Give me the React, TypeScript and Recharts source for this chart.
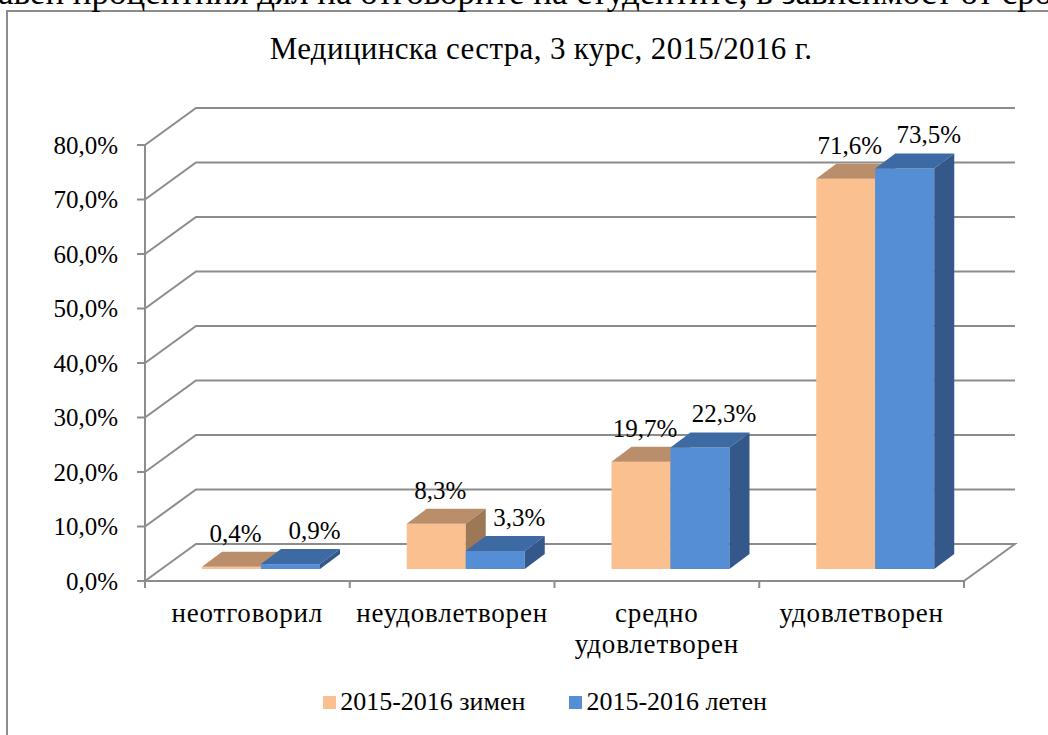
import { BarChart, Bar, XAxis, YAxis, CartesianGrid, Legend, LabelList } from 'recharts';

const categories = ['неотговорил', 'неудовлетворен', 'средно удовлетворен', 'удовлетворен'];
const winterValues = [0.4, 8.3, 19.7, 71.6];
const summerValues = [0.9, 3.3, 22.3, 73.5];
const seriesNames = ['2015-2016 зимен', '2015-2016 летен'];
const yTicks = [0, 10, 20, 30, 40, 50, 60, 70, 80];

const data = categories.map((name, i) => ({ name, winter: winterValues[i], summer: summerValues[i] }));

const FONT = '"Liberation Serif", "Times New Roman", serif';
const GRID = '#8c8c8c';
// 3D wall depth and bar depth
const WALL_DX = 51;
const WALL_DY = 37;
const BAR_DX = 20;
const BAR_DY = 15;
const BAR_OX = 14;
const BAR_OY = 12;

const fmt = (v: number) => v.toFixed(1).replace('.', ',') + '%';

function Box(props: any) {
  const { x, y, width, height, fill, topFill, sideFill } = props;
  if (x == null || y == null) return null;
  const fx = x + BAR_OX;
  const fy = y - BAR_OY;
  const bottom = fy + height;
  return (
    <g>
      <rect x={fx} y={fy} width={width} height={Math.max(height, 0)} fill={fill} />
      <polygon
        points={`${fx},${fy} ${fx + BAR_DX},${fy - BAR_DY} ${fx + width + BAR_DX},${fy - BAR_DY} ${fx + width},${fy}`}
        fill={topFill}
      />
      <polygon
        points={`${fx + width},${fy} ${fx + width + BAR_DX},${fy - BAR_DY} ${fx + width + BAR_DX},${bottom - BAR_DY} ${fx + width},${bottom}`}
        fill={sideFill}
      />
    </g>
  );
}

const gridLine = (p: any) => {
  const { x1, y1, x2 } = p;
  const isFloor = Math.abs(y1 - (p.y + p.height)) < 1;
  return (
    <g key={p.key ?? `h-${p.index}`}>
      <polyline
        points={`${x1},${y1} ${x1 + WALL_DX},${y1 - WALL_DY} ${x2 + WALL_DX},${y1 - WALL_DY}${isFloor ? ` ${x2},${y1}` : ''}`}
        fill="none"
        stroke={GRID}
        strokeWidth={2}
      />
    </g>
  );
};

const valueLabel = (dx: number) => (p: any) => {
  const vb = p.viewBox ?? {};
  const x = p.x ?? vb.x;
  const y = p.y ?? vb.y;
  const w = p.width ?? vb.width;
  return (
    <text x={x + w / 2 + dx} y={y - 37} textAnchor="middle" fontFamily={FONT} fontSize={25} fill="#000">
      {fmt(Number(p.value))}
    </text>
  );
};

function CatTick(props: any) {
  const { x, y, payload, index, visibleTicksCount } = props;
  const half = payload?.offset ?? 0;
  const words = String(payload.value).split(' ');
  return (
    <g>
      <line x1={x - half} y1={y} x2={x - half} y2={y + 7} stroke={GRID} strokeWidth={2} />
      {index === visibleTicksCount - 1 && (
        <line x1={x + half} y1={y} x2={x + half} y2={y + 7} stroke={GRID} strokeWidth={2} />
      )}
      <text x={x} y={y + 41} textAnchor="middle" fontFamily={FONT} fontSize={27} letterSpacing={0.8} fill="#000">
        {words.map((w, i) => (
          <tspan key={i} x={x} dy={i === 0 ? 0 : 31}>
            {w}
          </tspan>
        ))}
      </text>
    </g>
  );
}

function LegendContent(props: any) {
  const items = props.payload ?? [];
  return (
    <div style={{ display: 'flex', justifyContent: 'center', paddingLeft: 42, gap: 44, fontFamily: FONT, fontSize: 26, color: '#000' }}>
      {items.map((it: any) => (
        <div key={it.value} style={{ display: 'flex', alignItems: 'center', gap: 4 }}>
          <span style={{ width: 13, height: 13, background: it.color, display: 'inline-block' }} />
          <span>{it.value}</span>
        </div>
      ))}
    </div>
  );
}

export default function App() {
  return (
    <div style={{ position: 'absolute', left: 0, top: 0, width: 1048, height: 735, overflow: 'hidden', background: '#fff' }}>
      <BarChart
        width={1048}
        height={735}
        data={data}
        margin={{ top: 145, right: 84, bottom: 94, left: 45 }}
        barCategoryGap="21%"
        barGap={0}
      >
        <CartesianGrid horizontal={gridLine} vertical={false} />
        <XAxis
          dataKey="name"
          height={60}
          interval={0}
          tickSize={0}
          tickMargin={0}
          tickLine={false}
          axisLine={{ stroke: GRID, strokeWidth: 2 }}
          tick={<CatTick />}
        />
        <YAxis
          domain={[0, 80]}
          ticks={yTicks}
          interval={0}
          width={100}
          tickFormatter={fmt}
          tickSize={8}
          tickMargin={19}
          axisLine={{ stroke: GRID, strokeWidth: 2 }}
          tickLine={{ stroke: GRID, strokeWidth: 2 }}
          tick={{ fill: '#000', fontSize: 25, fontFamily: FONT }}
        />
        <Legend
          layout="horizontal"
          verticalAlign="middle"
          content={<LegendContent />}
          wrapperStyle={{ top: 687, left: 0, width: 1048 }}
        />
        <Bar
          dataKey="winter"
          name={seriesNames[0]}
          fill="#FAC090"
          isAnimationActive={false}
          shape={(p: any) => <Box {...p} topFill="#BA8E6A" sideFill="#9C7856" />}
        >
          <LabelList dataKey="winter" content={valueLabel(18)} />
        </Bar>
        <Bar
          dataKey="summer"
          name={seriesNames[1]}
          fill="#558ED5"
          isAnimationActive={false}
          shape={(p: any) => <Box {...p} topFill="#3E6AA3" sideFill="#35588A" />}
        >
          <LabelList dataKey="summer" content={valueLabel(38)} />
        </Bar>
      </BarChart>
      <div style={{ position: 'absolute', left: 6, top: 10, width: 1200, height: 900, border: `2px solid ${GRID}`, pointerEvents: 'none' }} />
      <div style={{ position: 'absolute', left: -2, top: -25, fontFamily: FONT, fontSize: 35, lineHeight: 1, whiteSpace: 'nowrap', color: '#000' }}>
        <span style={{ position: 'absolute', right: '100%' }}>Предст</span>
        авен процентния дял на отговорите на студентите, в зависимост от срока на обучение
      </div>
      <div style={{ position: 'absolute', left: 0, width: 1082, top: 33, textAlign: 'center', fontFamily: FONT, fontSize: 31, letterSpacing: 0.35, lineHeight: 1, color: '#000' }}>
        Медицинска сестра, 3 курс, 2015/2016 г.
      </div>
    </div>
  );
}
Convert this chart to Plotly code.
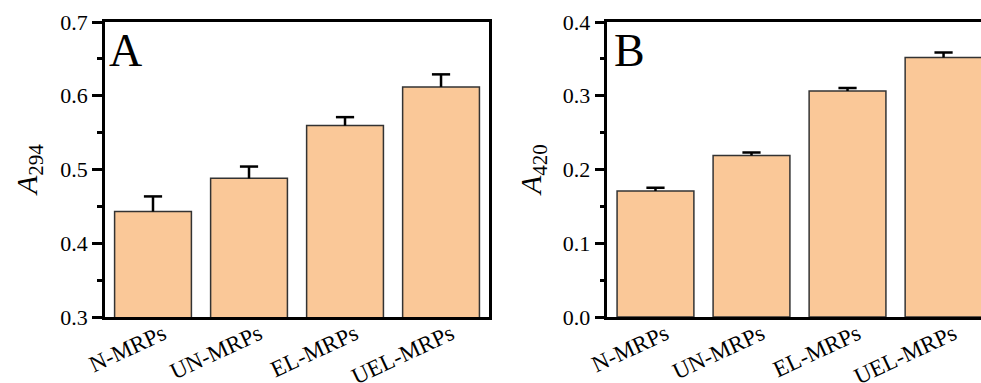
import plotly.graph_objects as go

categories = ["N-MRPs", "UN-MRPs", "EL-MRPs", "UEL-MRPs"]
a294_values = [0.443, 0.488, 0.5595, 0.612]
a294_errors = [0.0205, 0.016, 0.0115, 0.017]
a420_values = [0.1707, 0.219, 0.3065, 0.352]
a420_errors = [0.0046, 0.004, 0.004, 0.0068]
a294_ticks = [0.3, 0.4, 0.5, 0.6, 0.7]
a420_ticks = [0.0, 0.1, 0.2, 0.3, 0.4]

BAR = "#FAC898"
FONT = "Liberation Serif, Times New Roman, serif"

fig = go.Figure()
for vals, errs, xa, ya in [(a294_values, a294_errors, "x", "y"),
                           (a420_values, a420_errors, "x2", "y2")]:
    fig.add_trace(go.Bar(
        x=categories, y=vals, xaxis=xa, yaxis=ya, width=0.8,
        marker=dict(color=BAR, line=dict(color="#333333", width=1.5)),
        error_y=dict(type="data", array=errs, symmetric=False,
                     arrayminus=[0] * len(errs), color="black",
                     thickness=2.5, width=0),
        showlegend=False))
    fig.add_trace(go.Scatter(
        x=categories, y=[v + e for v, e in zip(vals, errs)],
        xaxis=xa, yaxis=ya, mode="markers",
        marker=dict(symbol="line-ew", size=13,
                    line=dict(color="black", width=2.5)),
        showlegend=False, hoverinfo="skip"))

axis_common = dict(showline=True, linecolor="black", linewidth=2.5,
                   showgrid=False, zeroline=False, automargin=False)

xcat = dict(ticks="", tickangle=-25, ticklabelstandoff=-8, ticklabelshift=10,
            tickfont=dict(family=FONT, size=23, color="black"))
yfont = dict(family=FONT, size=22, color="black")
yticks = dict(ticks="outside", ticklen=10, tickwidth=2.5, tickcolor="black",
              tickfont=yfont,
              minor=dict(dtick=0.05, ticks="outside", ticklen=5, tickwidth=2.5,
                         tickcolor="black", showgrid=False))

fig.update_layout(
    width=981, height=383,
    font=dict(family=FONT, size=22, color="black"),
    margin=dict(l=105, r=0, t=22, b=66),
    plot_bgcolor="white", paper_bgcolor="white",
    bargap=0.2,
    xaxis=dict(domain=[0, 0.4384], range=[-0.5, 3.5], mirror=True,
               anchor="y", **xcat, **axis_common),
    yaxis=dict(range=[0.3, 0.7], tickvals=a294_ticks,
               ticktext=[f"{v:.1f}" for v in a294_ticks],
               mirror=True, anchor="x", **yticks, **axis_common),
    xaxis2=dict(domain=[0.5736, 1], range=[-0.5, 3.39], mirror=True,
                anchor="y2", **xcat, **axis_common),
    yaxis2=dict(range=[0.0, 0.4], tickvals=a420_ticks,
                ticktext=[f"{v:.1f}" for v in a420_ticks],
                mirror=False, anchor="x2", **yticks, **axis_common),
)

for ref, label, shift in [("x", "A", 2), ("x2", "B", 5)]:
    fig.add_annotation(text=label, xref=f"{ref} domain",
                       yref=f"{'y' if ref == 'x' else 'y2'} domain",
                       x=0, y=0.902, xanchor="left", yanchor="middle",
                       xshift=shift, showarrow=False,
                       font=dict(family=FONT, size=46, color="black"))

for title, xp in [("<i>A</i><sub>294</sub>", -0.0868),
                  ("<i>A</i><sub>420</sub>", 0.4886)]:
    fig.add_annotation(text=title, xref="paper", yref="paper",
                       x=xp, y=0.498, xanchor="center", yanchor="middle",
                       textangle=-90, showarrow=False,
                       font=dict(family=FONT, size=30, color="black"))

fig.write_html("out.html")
····················
**Exercise**
Leave out the pictures and give again exactly the lines from the one with "Convert this chart to Plotly code." through the one with "showgrid=False, zeroline=False, automargin=False)", and no others.

**Written response**
Convert this chart to Plotly code.
import plotly.graph_objects as go

categories = ["N-MRPs", "UN-MRPs", "EL-MRPs", "UEL-MRPs"]
a294_values = [0.443, 0.488, 0.5595, 0.612]
a294_errors = [0.0205, 0.016, 0.0115, 0.017]
a420_values = [0.1707, 0.219, 0.3065, 0.352]
a420_errors = [0.0046, 0.004, 0.004, 0.0068]
a294_ticks = [0.3, 0.4, 0.5, 0.6, 0.7]
a420_ticks = [0.0, 0.1, 0.2, 0.3, 0.4]

BAR = "#FAC898"
FONT = "Liberation Serif, Times New Roman, serif"

fig = go.Figure()
for vals, errs, xa, ya in [(a294_values, a294_errors, "x", "y"),
                           (a420_values, a420_errors, "x2", "y2")]:
    fig.add_trace(go.Bar(
        x=categories, y=vals, xaxis=xa, yaxis=ya, width=0.8,
        marker=dict(color=BAR, line=dict(color="#333333", width=1.5)),
        error_y=dict(type="data", array=errs, symmetric=False,
                     arrayminus=[0] * len(errs), color="black",
                     thickness=2.5, width=0),
        showlegend=False))
    fig.add_trace(go.Scatter(
        x=categories, y=[v + e for v, e in zip(vals, errs)],
        xaxis=xa, yaxis=ya, mode="markers",
        marker=dict(symbol="line-ew", size=13,
                    line=dict(color="black", width=2.5)),
        showlegend=False, hoverinfo="skip"))

axis_common = dict(showline=True, linecolor="black", linewidth=2.5,
                   showgrid=False, zeroline=False, automargin=False)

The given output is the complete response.